American gynecologist (1845–1921)

Matthew Derbyshire Mann (July 12, 1845 – March 2, 1921) was an American gynecologist and one of the surgeons who operated on President William McKinley after he was shot on the grounds of the Pan-American Exposition on September 6, 1901, in Buffalo, New York, by anarchist Leon Czolgosz.

==Early life==
Matthew Derbyshire Mann was born on July 12, 1845, in Utica, New York, Emma and New York State Senator Charles Addison Mann.

He graduated from Yale University with a Bachelor of Arts in 1867 and a Master of Arts in 1870. He graduated from the Columbia University College of Physicians and Surgeons in 1871 with a Doctor of Medicine. After two years of study in Europe, he practiced in New York until 1879, then in Hartford, Connecticut, until 1882. From 1880 to 1882, he was a clinical lecturer at Yale.

==Career==
Mann moved to Buffalo and taught as a professor of obstetrics and gynecology at the University of Buffalo until he retired in 1910. He was affiliated with the Democratic Party. He was appointed by Buffalo mayor James N. Adam as a member of the commission to revise the charter of Buffalo. He also served as park commissioner of Buffalo.
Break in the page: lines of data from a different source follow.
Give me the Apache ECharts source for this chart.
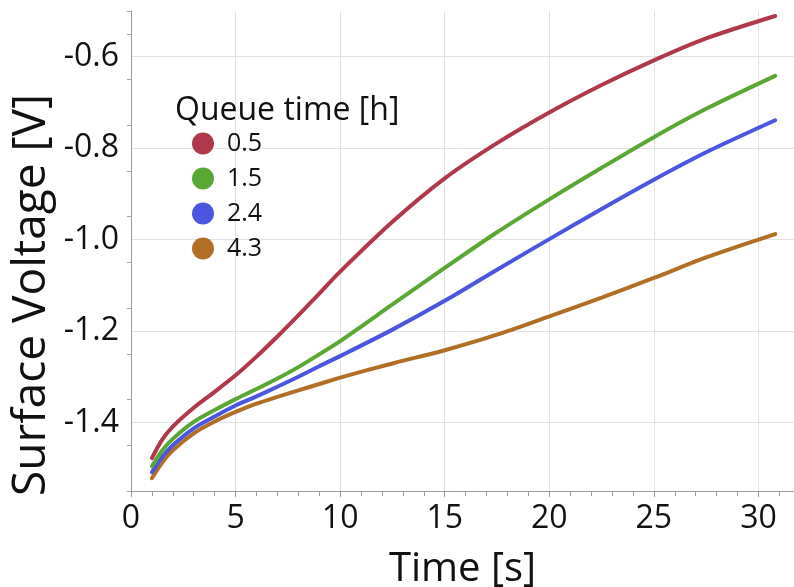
<!DOCTYPE html>
<html>
<head>
<meta charset="utf-8">
<script src="https://cdn.jsdelivr.net/npm/echarts@6/dist/echarts.min.js"></script>
<style>
  html, body { margin: 0; padding: 0; background: #ffffff; }
  #chart { width: 794px; height: 587px; }
</style>
</head>
<body>
<div id="chart"></div>
<script>
// Surface voltage decay curves for several queue times
const timeS = [1, 1.5, 2, 3, 4, 5, 6, 7, 8, 9, 10, 12.5, 15, 17.5, 20, 22.5, 25, 27.5, 30.8];
const queueLabels = ['0.5', '1.5', '2.4', '4.3'];
const v05 = [-1.478, -1.437, -1.409, -1.368, -1.333, -1.297, -1.256, -1.212, -1.166, -1.118, -1.070, -0.961, -0.866, -0.789, -0.722, -0.662, -0.608, -0.560, -0.511];
const v15 = [-1.496, -1.461, -1.436, -1.399, -1.373, -1.349, -1.327, -1.304, -1.279, -1.251, -1.222, -1.142, -1.062, -0.984, -0.912, -0.843, -0.776, -0.714, -0.642];
const v24 = [-1.509, -1.475, -1.450, -1.413, -1.387, -1.363, -1.343, -1.322, -1.300, -1.277, -1.255, -1.197, -1.134, -1.066, -0.999, -0.933, -0.869, -0.809, -0.739];
const v43 = [-1.522, -1.487, -1.461, -1.424, -1.398, -1.377, -1.359, -1.344, -1.330, -1.316, -1.302, -1.271, -1.242, -1.208, -1.168, -1.127, -1.084, -1.039, -0.988];
const yTickValues = [-1.4, -1.2, -1.0, -0.8, -0.6];

const colors = ['#b0384a', '#5aa834', '#4a56e0', '#b36e26'];
const FONT = '"Open Sans", "Noto Sans", sans-serif';
const allValues = [v05, v15, v24, v43];

const chart = echarts.init(document.getElementById('chart'), null, { renderer: 'canvas' });

const series = queueLabels.map((name, i) => ({
  name: name,
  type: 'line',
  smooth: 0.3,
  showSymbol: false,
  symbol: 'circle',
  data: timeS.map((t, k) => [t, allValues[i][k]]),
  lineStyle: { width: 4, color: colors[i], cap: 'round' },
  itemStyle: { color: colors[i] },
  emphasis: { disabled: true },
  z: 10 - i
}));

chart.setOption({
  animation: false,
  backgroundColor: '#ffffff',
  title: {
    text: 'Queue time [h]',
    left: 170,
    top: 90,
    textStyle: { fontFamily: FONT, fontSize: 32, fontWeight: 'normal', color: '#111' }
  },
  legend: {
    orient: 'vertical',
    left: 187,
    top: 126,
    itemWidth: 22,
    itemHeight: 22,
    itemGap: 10,
    icon: 'circle',
    data: queueLabels,
    textStyle: { fontFamily: FONT, fontSize: 25, color: '#111', padding: [0, 0, 0, 8] }
  },
  graphic: [{
    type: 'text',
    x: 32,
    y: 295,
    rotation: Math.PI / 2,
    style: {
      text: 'Surface Voltage [V]',
      fontFamily: FONT,
      fontSize: 46,
      fill: '#111',
      align: 'center',
      verticalAlign: 'middle'
    }
  }],
  grid: { left: 131, right: 0, top: 11, bottom: 96, containLabel: false, outerBoundsMode: 'none' },
  xAxis: {
    type: 'value',
    min: 0,
    max: 31.7,
    interval: 5,
    name: 'Time [s]',
    nameLocation: 'middle',
    nameGap: 59,
    nameTextStyle: { fontFamily: FONT, fontSize: 40, color: '#111' },
    axisLine: { show: true, lineStyle: { color: '#9a9a9a', width: 1 } },
    axisTick: { show: true, inside: false, length: 6, lineStyle: { color: '#9a9a9a' } },
    minorTick: { show: true, splitNumber: 5, length: 5, lineStyle: { color: '#9a9a9a' } },
    axisLabel: {
      fontFamily: FONT, fontSize: 32, color: '#111', margin: 12,
      formatter: v => (v % 5 === 0 ? String(v) : '')
    },
    splitLine: { show: true, lineStyle: { color: '#e2e2e2', width: 1 } }
  },
  yAxis: [{
    type: 'value',
    min: -1.55,
    max: -0.5,
    axisLine: { show: true, lineStyle: { color: '#9a9a9a', width: 1 } },
    axisTick: { show: false, customValues: yTickValues },
    axisLabel: {
      customValues: yTickValues,
      fontFamily: FONT, fontSize: 32, color: '#111', margin: 12,
      formatter: v => v.toFixed(1)
    },
    splitLine: { show: true, lineStyle: { color: '#e2e2e2', width: 1 } }
  }, {
    type: 'value',
    position: 'left',
    min: -1.55,
    max: -0.5,
    interval: 0.1,
    axisLine: { show: false },
    axisTick: { show: true, length: 4, lineStyle: { color: '#a8a8a8' } },
    axisLabel: { show: false },
    splitLine: { show: false }
  }],
  series: series
});
</script>
</body>
</html>
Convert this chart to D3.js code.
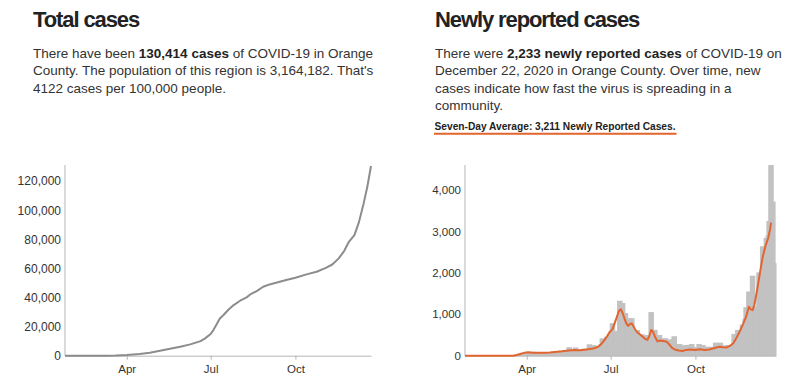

In 1894, Mann began working as a consulting gynecologist and obstetrician at the Buffalo General Hospital. In 1894, he was president of the American Gynecological Society. He edited an American System of Gynecology (two volumes, 1887–1888), and wrote Immediate Treatment of Rupture of the Perineum (1874) and Manual of Prescription Writing (1878; sixth edition, revised, 1907).

Mann operated on President William McKinley after he was shot on the grounds of the Pan-American Exposition on September 6, 1901.

==Personal life==
Mann married Elizabeth Pope on November 11, 1869, in St. Paul, Minnesota. They had seven children, Ethel, Edward Cox, Arthur S., Paul F., Matthew D. Jr., Alan N. and Richard They lived on Allen Street in Buffalo. He was senior warden of St. Paul's Episcopal Church.

Mann died in Buffalo on March 2, 1921. He was cremated and interred in Forest Lawn Cemetery.